Apparently she thought I had died in a ditch. You see, I do all those ridiculously long drives to the doctor and surely I got in an accident and no one noticed or told her. (What that says about my husband and friends we’ll just ignore for now.) I’m pregnant and she wants weekly updates, she demands weekly updates! I told her that was just too much. With a shaking voice I explained (again) that I just can’t keep calling and saying, “Yes, still pregnant.” That even those three words leave me in a complete panic. That just saying them seems like tempting fate. That in my mind it’s not three words, but five. It’s “Yes, still pregnant, for now…”
Again I was told that response is silly. That my emotional needs are irrational. If only it could have ended at that.
As her voice turned from stern talking to to chipper happiness, she said, “Well, fine, then we can talk about some other happy news at least. Your cousin S is having a little boy, so you need to have a little girl. I’ve told everyone you need to have a little girl so that your kids can play together!”
And, then it crashed. The tears started flowing, the anger formed a lump in my throat the size of a softball, I couldn’t form words through the shaking. My young cousin got married a few days after my most recent miscarriage. After weeks of my aunt going on about how fun it will be to be pregnant at her wedding, I couldn’t manage. I skipped her wedding. A well-timed snowstorm gave me the excuse I needed to back out of the 6 hour drive home to the wedding of a cousin I barely know. A cousin that is apparently very much NOT infertile. A cousin who’s pregnancy and future little boy are just another on the long list of living reminders of all that infertility has stolen from me, of all that miscarriage has closed my heart to.
I think I’ve done fairly well at avoiding the constant comparisons and the what could have beens.
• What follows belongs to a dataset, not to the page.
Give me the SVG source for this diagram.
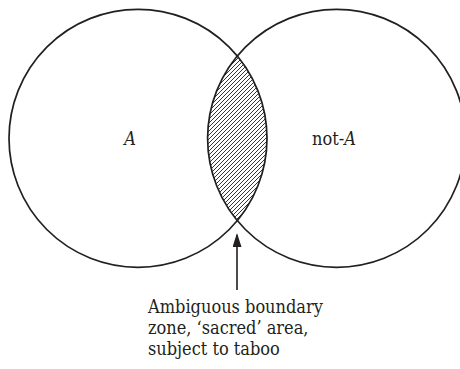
<svg xmlns="http://www.w3.org/2000/svg" width="460" height="369" viewBox="0 0 460 369">
  <style>
    .ring { fill: none; stroke: #231f20; stroke-width: 1.7; }
    .lbl { font-family: 'DejaVu Serif Condensed', 'DejaVu Serif', serif; font-stretch: condensed; font-size: 18px; fill: #231f20; }
    .it { font-style: italic; }
    .conn { stroke: #231f20; stroke-width: 1.6; fill: none; }
  </style>
  <defs>
    <pattern id="hatch" patternUnits="userSpaceOnUse" width="4" height="4">
      <path d="M-1,1 L1,-1 M0,4 L4,0 M3,5 L5,3" stroke="#231f20" stroke-width="0.9"/>
    </pattern>
    <marker id="arrowhead" markerUnits="userSpaceOnUse" viewBox="0 0 14 9" refX="12" refY="4.5" markerWidth="14" markerHeight="9" orient="auto">
      <path d="M0,0 L14,4.5 L0,9 Z" fill="#231f20"/>
    </marker>
  </defs>
  <rect width="460" height="369" fill="#ffffff"/>

  <g id="zone-lens">
    <path d="M237.3,56 A129,129 0 0,0 237.3,220.6 A129,129 0 0,0 237.3,56 Z" fill="url(#hatch)"/>
  </g>

  <g id="circle-a">
    <circle class="ring" cx="138" cy="138.3" r="129"/>
    <text class="lbl it" x="130" y="145" text-anchor="middle">A</text>
  </g>

  <g id="circle-not-a">
    <circle class="ring" cx="336.6" cy="138.3" r="129"/>
    <text class="lbl" x="312" y="144.5">not-<tspan class="it">A</tspan></text>
  </g>

  <g id="connectors">
    <line class="conn" x1="237" y1="290" x2="237" y2="235" marker-end="url(#arrowhead)"/>
  </g>

  <g id="caption">
    <text class="lbl" x="148" y="313">Ambiguous boundary</text>
    <text class="lbl" x="148" y="334">zone, ‘sacred’ area,</text>
    <text class="lbl" x="148" y="355">subject to taboo</text>
  </g>
</svg>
But hearing of the easily conceived pregnancy of the cousin that (I kid you not!) was on a television dating reality show when Mr. But IF and I first started trying to have our first sucks. Having my aunt ignore my pain and replace it with joy for the niece who will give her her first grand-nephew sucks. Having this all happen in time to coincide with the week when we lost our last child, when that heart beat stopped without apparent cause between 8 and 9 weeks, is cruel and unusual.
At least, as I said to Mr. But IF, I have something to talk to my counselor about on Thursday. If I’m able to get out of bed on Thursday. If Thursday isn’t the first day of grieving and moving on from a bad ultrasound on Wednesday. But, it seems, I should just stop with the negativity and celebrate the gleeful naivete of friends and family and cousin’s named S. Surely it’s my bad attitude that’s done this to me all along. I’m constantly made to feel that I caused our struggles, I made my misery. Why does this seem like rational logic to those that love me? Why don’t they, by extension, remind me that positivity and yoga could have cured my mom’s cancer? Why, when I speak of the pain of missing her, am I not reminded of a cousin, a friend, a stranger that has two living parents? Shouldn’t celebrating living parents cure the lack of my own?